I work in BigLaw and so does my husband. When my daughter was born last year and after I took
My maternity leave, I decided to return to Big Law but on a super reduced schedule. Off partner track and about 50% billable hours. It’s awesome. I have the morning hours and most of the evenings with my child, but she goes to daycare for a good chunk of the day while I head uptown and lawyer it up. I took a major (Major!) pay cut for this sort of arrangement. That being said, I felt that the pay cut was necessary to justify how “detached” I desire to be from my job now. There is no guilt of “oh they pay me $200,000 so I should say yes to being staffed on this deal or answer this email at 10:00 pm”. None of that. So, in a sense the pay cut was liberating. I am lucky that we could afford to do that. A few other women I work with have stayed full time after having kids and it seems really miserable. They try to leave at 5 and log back in at 8 or whenever and it doesn’t seem like the all-male partnership we work for is really on board with that.

I will also say that even though I work, but because I’m part time, I am 100% in charge of parenting and household duties during the week.

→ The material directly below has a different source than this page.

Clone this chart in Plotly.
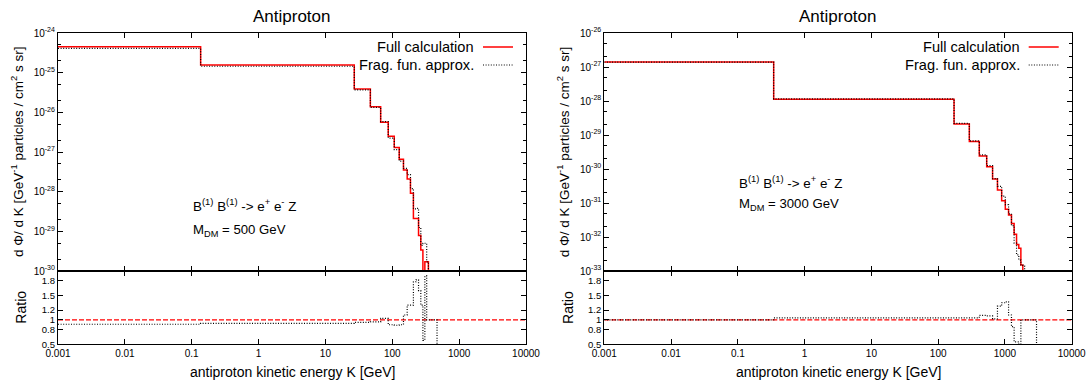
import plotly.graph_objects as go

# ---------------- data: M_DM = 500 GeV ----------------
edges_500 = [0.001, 0.136, 27, 47, 67, 87, 107, 127, 147, 167, 187, 207, 227, 247, 267, 287, 307, 327, 347, 467, 10000]
full_500 = [4.5e-25, 1.56e-25, 3.9e-26, 1.39e-26, 5.6e-27, 2.5e-27, 1.29e-27, 6.6e-28, 3.5e-28, 2.1e-28,
            9.1e-29, 2.1e-29, 2.1e-29, 7.8e-30, 3.4e-30, 0, 1.7e-30, 1.7e-30, 0, 0]
frag_500 = [4.1e-25, 1.45e-25, 3.7e-26, 1.33e-26, 5.8e-27, 2.25e-27, 1.15e-27, 5.9e-28, 3.85e-28, 2.7e-28,
            1.2e-28, 3.7e-29, 3.8e-29, 1.25e-29, 4.4e-30, 5e-30, 5e-30, 1.7e-30, 0, 0]
ratio_500 = [0.91, 0.93, 0.95, 0.96, 1.03, 0.90, 0.89, 0.90, 1.10, 1.30,
             1.30, 1.78, 1.82, 1.60, 1.30, 0.58, 1.90, 1.0, 1.0, 0]

# ---------------- data: M_DM = 3000 GeV ----------------
edges_3000 = [0.001, 0.344, 173, 293, 413, 533, 653, 773, 893, 1013, 1133, 1253, 1373, 1493, 1613, 1733, 1853, 1973, 2973, 10000]
full_3000 = [1.4e-27, 1.12e-28, 2.1e-29, 6.4e-30, 2.4e-30, 1.17e-30, 5.1e-31, 2.4e-31, 1.17e-31, 6.5e-32,
             4.4e-32, 2.5e-32, 1.2e-32, 6e-33, 4.7e-33, 1.5e-33, 0, 0, 0]
frag_3000 = [1.4e-27, 1.16e-28, 2.2e-29, 6.7e-30, 2.6e-30, 1.26e-30, 5.2e-31, 3.1e-31, 1.6e-31, 8.9e-32,
             4.8e-32, 2.15e-32, 6.6e-33, 3e-33, 2.1e-33, 1.5e-33, 1.4e-33, 0, 0]
ratio_3000 = [1.0, 1.04, 1.04, 1.04, 1.09, 1.08, 1.02, 1.28, 1.35, 1.37,
              1.10, 0.86, 0.55, 0.55, 0.45, 1.0, 1.0, 1.0, 0]

x_ticks = [0.001, 0.01, 0.1, 1, 10, 100, 1000, 10000]
x_ticktext = ["0.001", "0.01", "0.1", "1", "10", "100", "1000", "10000"]
ratio_ticks = [0.5, 0.8, 1, 1.2, 1.5, 1.8]
ratio_ticktext = ["0.5", "0.8", "1", "1.2", "1.5", "1.8"]

W, H = 1089, 381
FONT = "Liberation Sans, Arial, sans-serif"
TINY = 1e-40
DOT = "1px,1.6px"


def steps(edges, vals, floor):
    ys = [v if v > 0 else floor for v in vals]
    return list(edges), ys + [ys[-1]]


def px_x(p):
    return p / W


def px_y(p):
    return 1 - p / H


fig = go.Figure()

panels = [
    dict(edges=edges_500, full=full_500, frag=frag_500, ratio=ratio_500,
         xl=58, xr=526, ydec=(-30, -24), mass="500", suffix=("", "2")),
    dict(edges=edges_3000, full=full_3000, frag=frag_3000, ratio=ratio_3000,
         xl=604.3, xr=1071.7, ydec=(-33, -26), mass="3000", suffix=("3", "4")),
]

TOP_T, TOP_B, RAT_B = 33, 271, 344.3
layout = dict(template="none", width=W, height=H, autosize=False, margin=dict(l=0, r=0, t=0, b=0, pad=0),
              plot_bgcolor="white", paper_bgcolor="white", showlegend=False,
              font=dict(family=FONT, color="black", size=14))
annotations = []
shapes = []

for p in panels:
    s_top, s_rat = p["suffix"]
    xa_top = "x" + s_top
    ya_top = "y" + s_top
    xa_rat = "x" + s_rat
    ya_rat = "y" + s_rat
    dom_x = [px_x(p["xl"]), px_x(p["xr"])]

    ex, ey = steps(p["edges"], p["full"], TINY)
    fig.add_trace(go.Scatter(x=ex, y=ey, mode="lines", line=dict(color="#ff0000", width=1.5, shape="hv"),
                             xaxis=xa_top, yaxis=ya_top, name="Full calculation"))
    ex, ey = steps(p["edges"], p["frag"], TINY)
    fig.add_trace(go.Scatter(x=ex, y=ey, mode="lines", line=dict(color="black", width=1.2, dash=DOT, shape="hv"),
                             xaxis=xa_top, yaxis=ya_top, name="Frag. fun. approx."))
    fig.add_trace(go.Scatter(x=[x_ticks[0], x_ticks[-1]], y=[1, 1], mode="lines",
                             line=dict(color="#ff0000", width=1.2, dash="5px,2px"),
                             xaxis=xa_rat, yaxis=ya_rat))
    ex, ey = steps(p["edges"], p["ratio"], 0)
    fig.add_trace(go.Scatter(x=ex, y=ey, mode="lines", line=dict(color="black", width=1.2, dash=DOT, shape="hv"),
                             xaxis=xa_rat, yaxis=ya_rat))

    lo, hi = p["ydec"]
    ytv = [10.0 ** k for k in range(lo, hi + 1)]
    ytt = ["10<sup>%d</sup>" % k for k in range(lo, hi + 1)]

    common = dict(showline=True, linecolor="black", linewidth=1.2, mirror="ticks", ticks="inside",
                  tickcolor="black", ticklen=5, tickwidth=1, showgrid=False, zeroline=False,
                  automargin=False, tickfont=dict(size=10, family=FONT, color="black"))
    layout["xaxis" + s_top] = dict(common, type="log", range=[-3, 4], domain=dom_x,
                                   anchor=ya_top, tickvals=x_ticks, showticklabels=False)
    layout["yaxis" + s_top] = dict(common, type="log", range=[lo, hi],
                                   domain=[px_y(TOP_B), px_y(TOP_T)], anchor=xa_top,
                                   tickvals=ytv, ticktext=ytt,
                                   minor=dict(ticks="inside", ticklen=3, tickcolor="black", dtick="D2"))
    layout["xaxis" + s_rat] = dict(common, type="log", range=[-3, 4], domain=dom_x,
                                   anchor=ya_rat, tickvals=x_ticks, ticktext=x_ticktext)
    layout["yaxis" + s_rat] = dict(common, range=[0.5, 2.0], domain=[px_y(RAT_B), px_y(TOP_B)],
                                   anchor=xa_rat, tickvals=ratio_ticks, ticktext=ratio_ticktext)
    layout["yaxis" + s_rat]["tickfont"] = dict(size=9.5, family=FONT, color="black")

    cx = (p["xl"] + p["xr"]) / 2
    xl = p["xl"]
    annotations.append(dict(text="Antiproton", x=px_x(cx), y=px_y(17), xref="paper", yref="paper",
                            showarrow=False, font=dict(size=17), xanchor="center", yanchor="middle"))
    annotations.append(dict(text="antiproton kinetic energy K [GeV]", x=px_x(cx), y=px_y(371.5),
                            xref="paper", yref="paper", showarrow=False, xanchor="center", yanchor="middle",
                            font=dict(size=14)))
    annotations.append(dict(text="d \u03a6/ d K [GeV<sup>-1</sup> particles / cm<sup>2</sup> s sr]",
                            x=px_x(xl - 41), y=px_y((TOP_T + TOP_B) / 2), xref="paper", yref="paper",
                            showarrow=False, textangle=-90, xanchor="center", yanchor="middle",
                            font=dict(size=13.5)))
    annotations.append(dict(text="Ratio", x=px_x(xl - 37), y=px_y((TOP_B + RAT_B) / 2), xref="paper",
                            yref="paper", showarrow=False, textangle=-90, xanchor="center",
                            yanchor="middle", font=dict(size=14)))
    if p["mass"] == "500":
        lx, ly1, ly2 = 191, 205, 230
    else:
        lx, ly1, ly2 = 737, 182, 204
    annotations.append(dict(text="B<sup>(1)</sup> B<sup>(1)</sup> -> e<sup>+</sup> e<sup>-</sup> Z",
                            x=px_x(lx), y=px_y(ly1), xref="paper", yref="paper", showarrow=False,
                            xanchor="left", yanchor="middle", font=dict(size=13.4)))
    annotations.append(dict(text="M<sub>DM</sub> = %s GeV" % p["mass"],
                            x=px_x(lx), y=px_y(ly2), xref="paper", yref="paper", showarrow=False,
                            xanchor="left", yanchor="middle", font=dict(size=13.2)))
    txt_r = p["xr"] - 50
    for label, yy, col, dash, wd in [("Full calculation", 47, "#ff0000", "solid", 1.5),
                                     ("Frag. fun. approx.", 65, "black", DOT, 1.2)]:
        annotations.append(dict(text=label, x=px_x(txt_r), y=px_y(yy), xref="paper", yref="paper",
                                showarrow=False, xanchor="right", yanchor="middle", font=dict(size=14.6)))
        shapes.append(dict(type="line", xref="paper", yref="paper", x0=px_x(txt_r + 7), x1=px_x(txt_r + 37),
                           y0=px_y(yy), y1=px_y(yy), line=dict(color=col, width=wd, dash=dash)))

layout["annotations"] = annotations
layout["shapes"] = shapes
fig.update_layout(**layout)
fig.write_html("out.html", config={"responsive": False, "displayModeBar": False},
               post_script="document.body.style.margin='0';document.body.style.overflow='hidden';")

My husband just works and leaves the rest of the stuff to me. Not ideal but I understand that’s the most logical division of labor.

I returned to work in Mid-law after 10.5 weeks maternity leave. When son was 3, I left firm life to work for a judge. Obviously the big negative is the reduced paycheck, but everything else is great. Son is in school 8-5:30.

I was working in-house but in a position that required long hours, so I was only seeing my daughter for ~30 minutes a day when I went back to work after 2.5 months of maternity leave. I was miserable, my husband was miserable and I think my daughter was miserable, too. So I spent almost a year job hunting before I found my dream job – part-time, close to home, flexible hours and telecommuting whenever necessary. Like other commenters, I took a huge pay cut, but it has been so worth it. The plan is to go back to full time in a few years when my daughter is a little older and we get tired of not being able to afford vacations.

For those who reduced hours or switched from FT to PT work, or stopped working entirely for a bit, was there any impact to your retirement savings, eligibility, or other work benefits? My husband discourages me from reducing hours or switching jobs (currently a prosecutor) for a lot of reasons, one of which is the long term impact to my retirement. Does anyone else have this argument with their spouse/partner? I’ve been at the job 9 years, am ready for a change, and notice that my two boys are still young enough to want me around more and that won’t be the case for much longer.